● DATASET CONTENT
______
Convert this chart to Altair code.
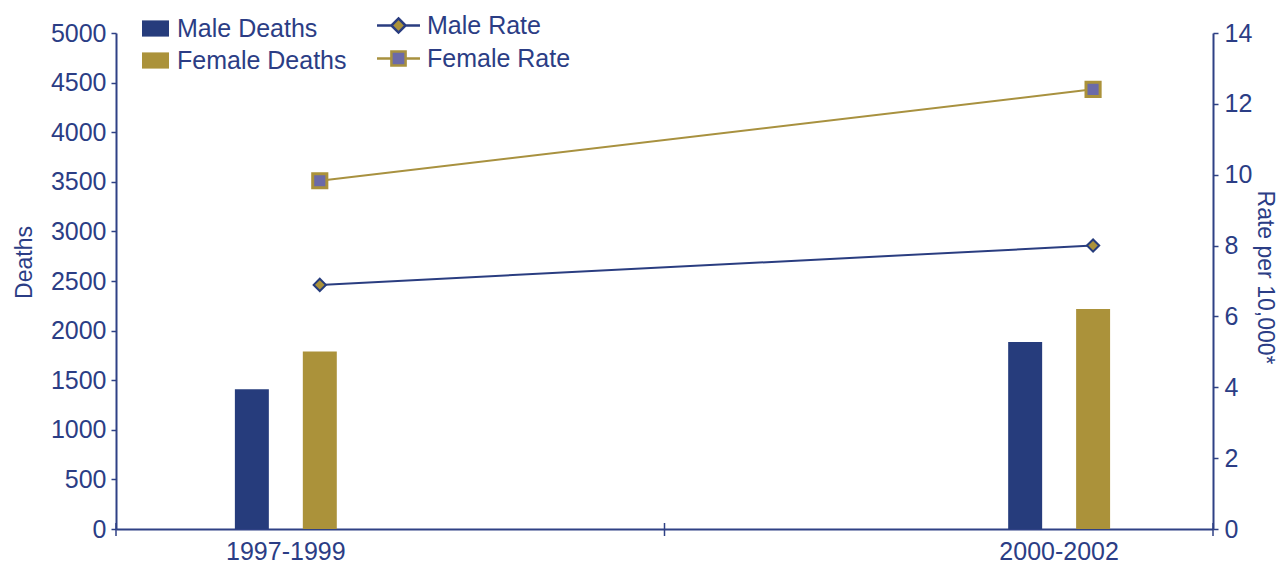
import altair as alt
import pandas as pd

# ---- data ----
periods = ["1997-1999", "2000-2002"]
death_series = ["Male Deaths", "Female Deaths"]
male_deaths = [1410, 1885]
female_deaths = [1790, 2218]
rate_series = ["Male Rate", "Female Rate"]
male_rate = [6.89, 8.0]
female_rate = [9.83, 12.41]
deaths_ticks = list(range(0, 5001, 500))
rate_ticks = list(range(0, 15, 2))
x_tick_positions = [0, 1, 2]

NAVY = "#263C7C"
GOLD = "#AB923A"
TEXT = "#2B3D85"
PURPLE = "#6B6AA8"
AXIS = "#2F4185"
LINE_NAVY = "#2A3D80"
LINE_GOLD = "#A8913F"
FONT = "Liberation Sans, Arial, sans-serif"
LABEL_SIZE = 25
TITLE_SIZE = 23

W, H = 1097, 496

deaths_df = pd.DataFrame({
    "period": periods * 2,
    "series": [death_series[0]] * 2 + [death_series[1]] * 2,
    "deaths": male_deaths + female_deaths,
})
rates_df = pd.DataFrame({
    "period": periods * 2,
    "rseries": [rate_series[0]] * 2 + [rate_series[1]] * 2,
    "rate": male_rate + female_rate,
})
ticks_df = pd.DataFrame({"pos": x_tick_positions})

x_scale = alt.Scale(type="band", domain=periods, paddingInner=0.8682,
                    paddingOuter=0.1434, align=0.536)
rate_scale = alt.Scale(domain=[0, 14], nice=False, zero=True)

bar_legend = alt.Legend(
    title=None, orient="none", legendX=26, legendY=-18, padding=0,
    symbolType="M-1,-0.6H1V0.6H-1Z", symbolSize=729, symbolStrokeWidth=0,
    labelFont=FONT, labelFontSize=LABEL_SIZE, labelColor=TEXT, labelOffset=8,
    labelLimit=400, rowPadding=5,
)

bars = alt.Chart(deaths_df).mark_bar().encode(
    x=alt.X("period:N", scale=x_scale, sort=periods,
            axis=alt.Axis(title=None, ticks=False, labelAngle=0, labelFontSize=LABEL_SIZE,
                          labelFont=FONT, labelColor=TEXT, labelPadding=10,
                          domainColor=AXIS, domainWidth=2)),
    xOffset=alt.XOffset("series:N", sort=death_series,
                        scale=alt.Scale(domain=death_series, paddingInner=0.5, paddingOuter=0)),
    y=alt.Y("deaths:Q", scale=alt.Scale(domain=[0, 5000], nice=False),
            axis=alt.Axis(orient="left", values=deaths_ticks, format="d", title="Deaths",
                          grid=False, titleAngle=270, titleX=-85, titleY=229,
                          titleBaseline="alphabetic", titleAlign="center", titleFont=FONT,
                          titleFontSize=TITLE_SIZE, titleFontWeight="normal", titleColor=TEXT,
                          labelFont=FONT, labelFontSize=LABEL_SIZE, labelColor=TEXT,
                          labelPadding=5, tickSize=5, tickColor=AXIS, tickWidth=1.5,
                          domainColor=AXIS, domainWidth=2)),
    color=alt.Color("series:N", sort=death_series,
                    scale=alt.Scale(domain=death_series, range=[NAVY, GOLD]), legend=bar_legend),
)

xticks = alt.Chart(ticks_df).mark_rule(color=AXIS, strokeWidth=1.5).encode(
    x=alt.X("pos:Q", scale=alt.Scale(domain=[0, 2], nice=False, zero=False), axis=None),
    y=alt.value(H - 6),
    y2=alt.value(H + 7),
)

rate_legend = alt.Legend(
    title=None, orient="none", legendX=270, legendY=-20, padding=0,
    symbolSize=462, symbolStrokeWidth=2.5, symbolOpacity=1,
    labelFont=FONT, labelFontSize=LABEL_SIZE, labelColor=TEXT, labelOffset=16,
    labelLimit=400, rowPadding=7,
)

DIAMOND_PATH = "M-2,0H-0.66M0.66,0H2M0,-0.66L0.66,0L0,0.66L-0.66,0Z"
SQUARE_PATH = "M-2,0H-0.66M0.66,0H2M-0.66,-0.66H0.66V0.66H-0.66Z"

stroke_scale = alt.Scale(domain=rate_series, range=[LINE_NAVY, LINE_GOLD])

rate_axis = alt.Axis(orient="right", values=rate_ticks, format="d", title="Rate per 10,000*",
                     grid=False, titleAngle=90, titleX=44, titleY=244,
                     titleBaseline="alphabetic", titleAlign="center", titleFont=FONT,
                     titleFontSize=TITLE_SIZE, titleFontWeight="normal", titleColor=TEXT,
                     labelFont=FONT, labelFontSize=LABEL_SIZE, labelColor=TEXT, labelPadding=6,
                     tickSize=5, tickColor=AXIS, tickWidth=1.5,
                     domainColor=AXIS, domainWidth=2)

x_line = alt.X("period:N", scale=x_scale, sort=periods, bandPosition=0.833, axis=None)
y_rate = alt.Y("rate:Q", scale=rate_scale, axis=rate_axis)

line = alt.Chart(rates_df).mark_line(strokeWidth=2).encode(
    x=x_line,
    y=y_rate,
    stroke=alt.Stroke("rseries:N", sort=rate_series, scale=stroke_scale, legend=rate_legend),
)

pts_m = alt.Chart(rates_df).transform_filter(alt.datum.rseries == rate_series[0]).mark_point(
    shape="diamond", filled=True, fill=GOLD, stroke=NAVY, strokeWidth=2, size=150, opacity=1
).encode(x=x_line, y=y_rate)

pts_f = alt.Chart(rates_df).transform_filter(alt.datum.rseries == rate_series[1]).mark_point(
    shape="square", filled=True, fill=PURPLE, stroke=GOLD, strokeWidth=3, size=200, opacity=1
).encode(x=x_line, y=y_rate)

legend_pts = alt.Chart(rates_df).mark_point(filled=True, opacity=0).encode(
    x=x_line,
    y=y_rate,
    stroke=alt.Stroke("rseries:N", sort=rate_series, scale=stroke_scale, legend=rate_legend),
    fill=alt.Fill("rseries:N", sort=rate_series,
                  scale=alt.Scale(domain=rate_series, range=[GOLD, PURPLE]), legend=rate_legend),
    shape=alt.Shape("rseries:N", sort=rate_series,
                    scale=alt.Scale(domain=rate_series, range=[DIAMOND_PATH, SQUARE_PATH]),
                    legend=rate_legend),
)

rates = alt.layer(line, pts_m, pts_f, legend_pts)

chart = alt.layer(bars, xticks, rates).resolve_scale(
    x="independent", y="independent"
).properties(
    width=W, height=H,
    background="white",
    autosize=alt.AutoSizeParams(type="none"),
    padding={"left": 108, "top": 25, "right": 67, "bottom": 36},
).configure_view(stroke=None)

chart.save("out.html", embed_options={"renderer": "svg", "actions": False})
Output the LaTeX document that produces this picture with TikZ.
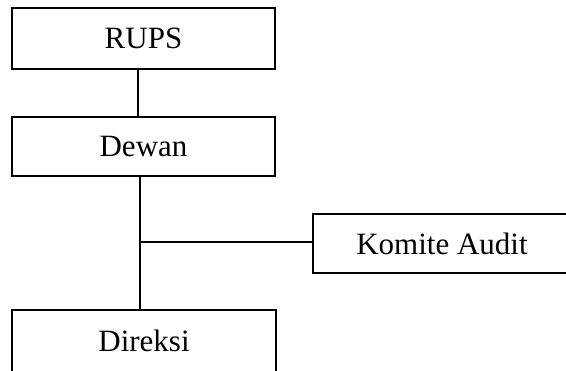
______
Return nothing but the lines running from the start of the data to the line with "import pandas as pd", please, both ends included and no pictures.

Convert this chart to Altair code.
import altair as alt
import pandas as pd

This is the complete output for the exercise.